Does that mean deputies in Pasquotank County acted improperly when they fired on Brown, shooting him four times in the arm and once in the back of the neck as he allegedly attempted to run from law enforcement serving a drug-related search warrant? Not necessarily.
But here’s a good rule of thumb: If public officials do everything they can to prevent the public from seeing something, the public should probably take a look at it.
If a judge tells the general public that it cannot see video of Andrew Brown Jr.’s death, one captured by police body camera, it is not only fair to question authorities.

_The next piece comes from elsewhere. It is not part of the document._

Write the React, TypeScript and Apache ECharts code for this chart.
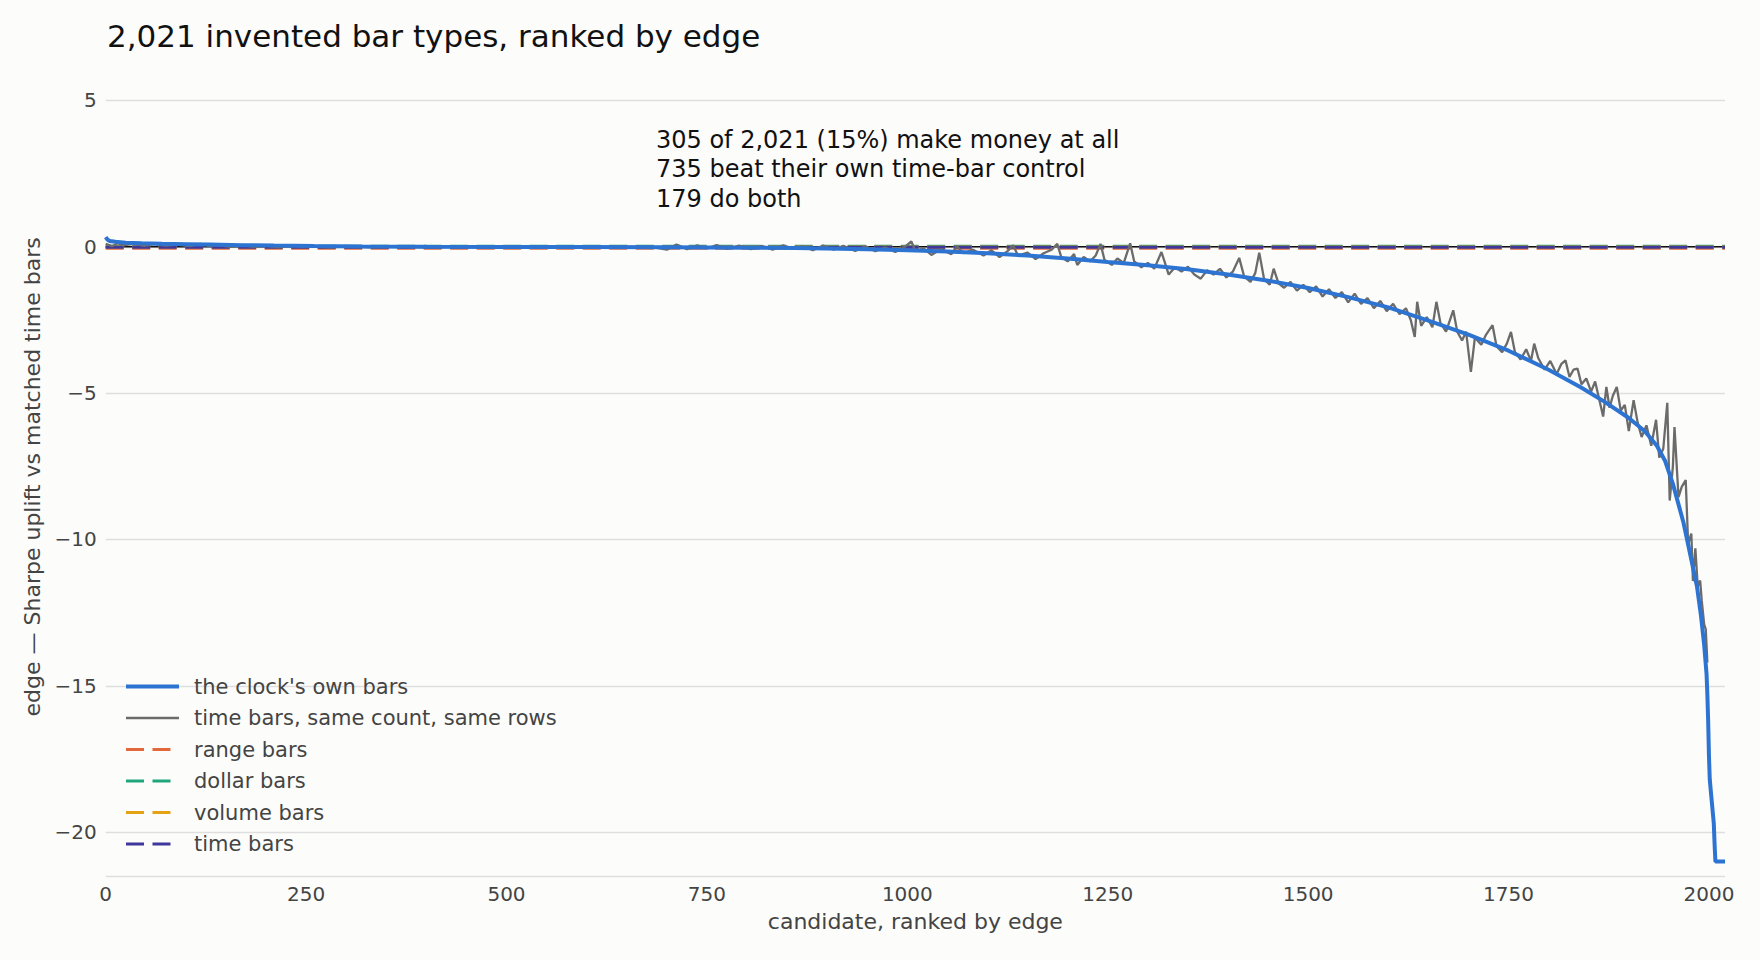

It is the right thing to do.
Justice Shouldn’t Vary By State
As North Carolina media attorney Mike Tadych told Cardinal & Pine recently, bodycam law varies a great deal depending on where you live. What’s public in one state is not public in another.
In other words, depending on where law enforcement kills or harms your relative, you may or may not be able to see tape of it. That’s as good an advertisement for federal oversight or a special prosecutor as you’re likely to see in this matter. Justice shouldn’t have a zip code.
States are operating in a relatively new realm of the law as it concerns body cameras. But here’s the problem. North Carolina’s legislature is not working in a vacuum. And in a matter of days, weeks, or months, this rewrite if passed as is will look as feeble as the law it replaces.
If you’ve spent the last three weeks pounding the pavement in Elizabeth City, you won’t be swayed by a statutory change that continues to dodge even the appearance of transparency, regardless of whether it represents a sign of marginal progress among North Carolina Democrats and Republicans.
“We have a ways to go,” state Sen. Gladys Robinson, a Greensboro Democrat, said on the Senate floor Wednesday as legislators prepared to pass the bodycam revisions. “But this is an excellent start.”
If someone starts a foot race five years after the gun goes off, you probably shouldn’t call it an excellent start.
There is a school of thought that timely release of bodycam footage could taint the investigation or put law enforcement at risk. These concerns should be acknowledged here. It’s these claims, not those made by civil rights leaders like Bishop Barber, that should be considered presumptive or speculative.
To this moment, no one has presented a single compelling and decent bit of evidence for why bodycam footage of any American’s police-involved killing—including Andrew Brown Jr.’s—shouldn’t be public record.
The public’s reaction to a public record—be it angry, confused, or even belligerent—is not sufficient reason to make that record private. It is not the publishing of that record that is the problem; it is what’s contained on that record.
And for now that record remains, as Barber put it this week, hidden.